A joint task force, consisting of investigators from the Niagara County District Attorney's office, the county Sheriff's Department and the Niagara Falls City Police, last week launched an investigation into the alleged theft of more than $12,000 worth of asphalt millings from the city.

Investigators got a break in the case when the Niagara Falls Reporter turned over a series of photographs, taken at a location on Hyde Park Boulevard on Aug. 3, showing dumped loads of the millings. The photos had previously been given to the newspaper by a former city official.

As many as 120 truckloads of asphalt milling -- generated through the resurfacing of Niagara Street and other area roadways -- were reportedly dumped in a parking lot adjacent to IDS Lakes Pipe Supply on Hyde Park Boulevard, in the parking lot of National Vacuum Corp. on Packard Road, in a private lot in an alley between Eighth and Ninth streets and in a lot outside of a Third Street tavern.

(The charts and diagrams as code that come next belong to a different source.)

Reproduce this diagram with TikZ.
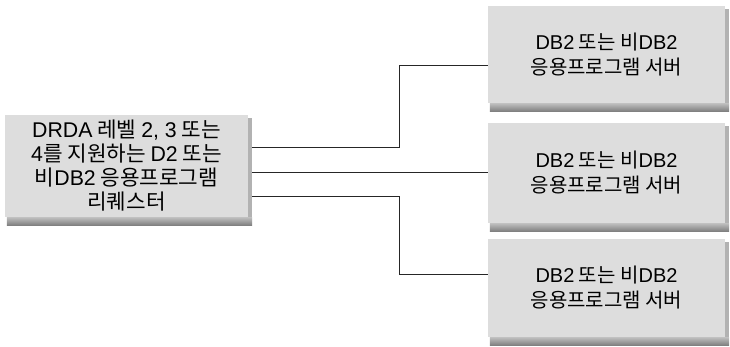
\documentclass[tikz,border=0pt]{standalone}
\usepackage{fontspec}
\setmainfont{Noto Sans CJK KR}
\newfontfamily\lat{Liberation Sans}
\definecolor{boxfill}{HTML}{DDDDDD}
\tikzset{
  x=1pt,y=-1pt,
  srvbox/.style={rectangle, fill=boxfill, inner sep=0pt, align=center,
    font=\fontsize{20pt}{25pt}\selectfont},
  reqbox/.style={srvbox, font=\fontsize{21.3pt}{24pt}\selectfont},
  conn/.style={draw=black!85, line width=0.9pt}
}
\begin{document}
\begin{tikzpicture}
\useasboundingbox (0,0) rectangle (730,347);
\node[reqbox, minimum width=243pt, minimum height=102pt] (L) at (126.5,166)
  {{\lat DRDA} 레벨 {\lat 2, 3} 또는\\{\lat 4}를 지원하는 {\lat D2} 또는\\비{\lat DB2} 응용프로그램\\리퀘스터};
\node[srvbox, minimum width=237pt, minimum height=97pt] (R1) at (606.5,54.5)
  {{\lat DB2} 또는 비{\lat DB2}\\응용프로그램 서버};
\node[srvbox, minimum width=237pt, minimum height=100pt] (R2) at (606.5,173)
  {{\lat DB2} 또는 비{\lat DB2}\\응용프로그램 서버};
\node[srvbox, minimum width=237pt, minimum height=98pt] (R3) at (606.5,288)
  {{\lat DB2} 또는 비{\lat DB2}\\응용프로그램 서버};
\coordinate (J) at (399,0);
\coordinate (T1) at ([yshift=-10.5pt]R1.west);
\coordinate (T3) at ([yshift=14pt]R3.west);
\draw[conn] ([yshift=18.5pt]L.east) -| (J |- T1) -- (T1);
\draw[conn] ([yshift=-6.5pt]L.east) -- ([yshift=-6.5pt]L.east -| R2.west);
\draw[conn] ([yshift=-30pt]L.east) -| (J |- T3) -- (T3);
\foreach \n in {L,R1,R2,R3}{
  \fill[black!30] ([yshift=-3pt]\n.north east) rectangle ([xshift=4pt]\n.south east);
  \shade[top color=black!25, bottom color=black!50]
    ([xshift=2pt]\n.south west) rectangle ([xshift=4pt,yshift=-8pt]\n.south east);
}
\end{tikzpicture}
\end{document}
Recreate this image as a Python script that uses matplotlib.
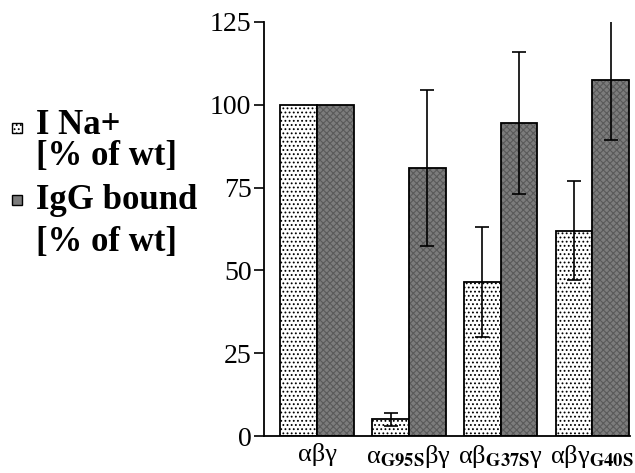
import numpy as np
import matplotlib
matplotlib.use('Agg')
import matplotlib.pyplot as plt
from matplotlib.patches import Rectangle

plt.rcParams['font.family'] = 'Liberation Serif'
plt.rcParams['mathtext.fontset'] = 'stix'
plt.rcParams['hatch.linewidth'] = 0.8

groups = ['αβγ',
          r'α$_{\mathbf{G95S}}$βγ',
          r'αβ$_{\mathbf{G37S}}$γ',
          r'αβγ$_{\mathbf{G40S}}$']
ina = [100, 5, 46.5, 62]
ina_err = [0, 2, 16.5, 15]
igg = [100, 81, 94.5, 107.5]
igg_err = [0, 23.5, 21.5, 18]

fig = plt.figure(figsize=(6.35, 4.73), dpi=100)
ax = fig.add_axes([0.4157, 0.0782, 0.5763, 0.8753])

x = np.arange(len(groups))
w = 0.4
ax.bar(x - w / 2, ina, w, color='white', edgecolor='black', hatch='....', linewidth=1.3, zorder=2)
ax.bar(x + w / 2, igg, w, color='#7c7c7c', edgecolor='#5a5a5a', hatch='xxxxx', linewidth=0, zorder=2)
ax.bar(x + w / 2, igg, w, color='none', edgecolor='black', linewidth=1.3, zorder=3)

ax.errorbar(x[1:] - w / 2, ina[1:], yerr=ina_err[1:], fmt='none', ecolor='black',
            elinewidth=1.2, capsize=5, capthick=1.2, zorder=4)
ax.errorbar(x[1:] + w / 2, igg[1:], yerr=igg_err[1:], fmt='none', ecolor='black',
            elinewidth=1.2, capsize=5, capthick=1.2, zorder=4)

ax.set_xlim(-0.58, 3.41)
ax.set_ylim(0, 125)
ax.set_yticks([0, 25, 50, 75, 100, 125])
ax.set_xticks(x)
ax.set_xticklabels(groups, fontsize=19)
ax.tick_params(axis='x', length=0, pad=5)
ax.tick_params(axis='y', direction='out', length=7, width=1.2, labelsize=20, pad=2)
ax.spines['top'].set_visible(False)
ax.spines['right'].set_visible(False)
ax.spines['left'].set_linewidth(1.3)
ax.spines['bottom'].set_linewidth(1.3)

# legend drawn at left
fig.patches.append(Rectangle((12 / 635, 1 - 133 / 473), 10 / 635, 10 / 473, transform=fig.transFigure,
                             facecolor='white', edgecolor='black', hatch='....', linewidth=1))
fig.patches.append(Rectangle((12 / 635, 1 - 205 / 473), 10 / 635, 10 / 473, transform=fig.transFigure,
                             facecolor='#7c7c7c', edgecolor='black', linewidth=1))
fig.text(36 / 635, 1 - 126 / 473, 'I Na+', fontsize=25, fontweight='bold', va='center')
fig.text(36 / 635, 1 - 157 / 473, '[% of wt]', fontsize=25, fontweight='bold', va='center')
fig.text(36 / 635, 1 - 200 / 473, 'IgG bound', fontsize=25, fontweight='bold', va='center')
fig.text(36 / 635, 1 - 242 / 473, '[% of wt]', fontsize=25, fontweight='bold', va='center')

fig.savefig('out.png', dpi=100)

The city received no remuneration for the material.

District Attorney Matthew Murphy assigned a top investigator, Allan Brooks, to the case. Brooks, in turn, enlisted the aid of Niagara County Sheriff's Department Investigator Edward Garde and city police Det. John Humphrey to provide a coordinated approach to the investigation.

Normally, the millings are used by the city to surface unimproved alleyways and municipal parking lots. Any material left over can be sold to individuals and businesses, usually for $100 to $180 per truckload.

An assistant city Streets Department foreman, Willie Santiago, took a 30-day unpaid leave of absence after officials learned that the material had gone missing. City Council members told the Reporter they were originally led by administration officials to believe that Santiago had been suspended and only learned he'd taken the leave after filing Freedom of Information Act requests for the information.

Santiago reportedly claimed he thought he was doing the city a favor, getting rid of the material without any cost to the city.

But others in the Streets Department pointed out that the assistant foreman had worked for the Streets Department long enough to know the value of the asphalt millings.

City Administrator Al Joseph told media sources that as few as six truckloads were taken, and described the dollar loss to the city as "less than $100." But sources close to the case told the Reporter last week that each truckload is worth $100 to $180, and that as many as 120 to 150 truckloads were taken.

City Councilwoman Barbara Geracitano has charged that the administration is attempting to cover up the incident, and said city officials other than Santiago "must have been involved" in giving away the quantity of material that is apparently missing.

"We're going to get to the bottom of this and let the chips fall where they may," she said.